A clinical score changing with treatment is not unconfounded by mendelian randomization. When the genetics are clearly more complex than what you are mathematically randomizing for, the control doesn't solve the confounding. eg you haven't suddenly "proven" the effects are non-genetic. We already knew heart disease is non-mendelian. But showing something is non-mendelian doesn't mean you've shown it's not genetic. I hope that clarifies, because I'm not sure I can explain it to you in simpler terms.



> I thought that was basic enough that I didn't need to explain it. But here goes...

This is quite the tone to take when the actual point being made has demonstrably sailed over your head, considering the reference provided to you explains it very clearly.

Which is more likely - nigh on every lipidologist, cardiologist and nutrition researcher is wrong, or you might have made a mistake yourself?

> Mendelian is characterized by effects having strong influence from a single gene. Heart disease is clearly more complex than gene -> heart disease

This seems like a misunderstanding. A single SNP clearly can affect CVD risk, that’s precisely what the paper shows. The assumptions required for an MR study to be valid do not include “the outcome must only be affected by a single gene and no other gene”. It’s required that there’s no pleiotropy present in the exposure (I.e. the SNPs). The exposure here isn’t heart disease, it’s SNPs that affect LDL-c levels, and the outcome being measured is CVD. So your point doesn’t pose an issue for the study and the inferences it makes.

But honestly - just read the paper. I think both that paper and the EAS consensus paper are very approachable.


I think maybe you are saying that there may be some way that the genes affect heart disease not through LDL, and therefore MR does not apply because the "exclusion restriction" [1] fails here? Or are you talking about a different assumption?
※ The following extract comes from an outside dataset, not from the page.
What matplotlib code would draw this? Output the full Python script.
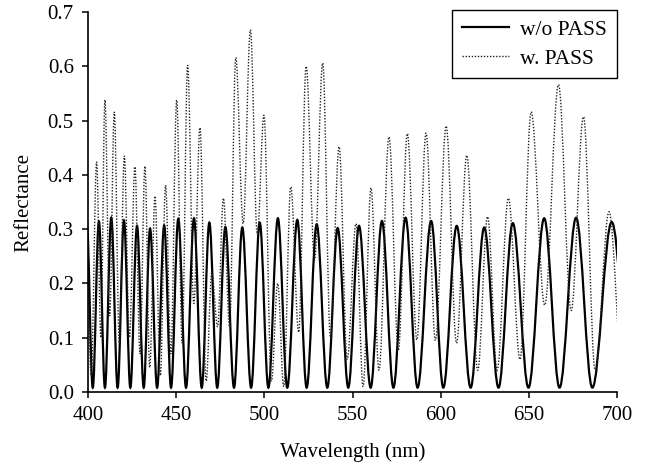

The cited study addresses this, which is why I pointed to figure 3. They argue that if genes were causing heart disease not through LDL in any meaningful way, you wouldn't expect such a clean dose-response consistency across different genetic variants - it would be more jagged.

[1] https://en.wikipedia.org/wiki/Mendelian_randomization#Defini...


It seems you are confusing mendelian randomization for specific alleles associated with LDL-C production and conflating that with mendelian randomization somehow controlling genetic confounding of heart disease. The control is for the LDL production, not heart disease.

Here is a simple primer on mendelian randomization: https://www.psomagen.com/blog/what-is-mendelian-randomizatio...

Please review the key principles and assumptions section. Using MR to control for genetic confounding of heart disease fails all assumptions. Thats why it quite directly does not follow.

This is why the paper presented does not support the claim that LDL is the sole source of heart disease. I'd be interested to hear what the authors of that paper (which is legitimate) think about it being used to support the OP's claim because "mendelian randomization".


> This is why the paper presented does not support the claim that LDL is the sole source of heart disease

Is that what we were arguing about? I guess it was. At some point in thinking about this my frame must have shifted into agreement with you. Of course there are other causes of heart disease besides LDL, like blood pressure, duh. The smooth dose response is about the particular gene not being linked to heart disease through something other than LDL, roughly.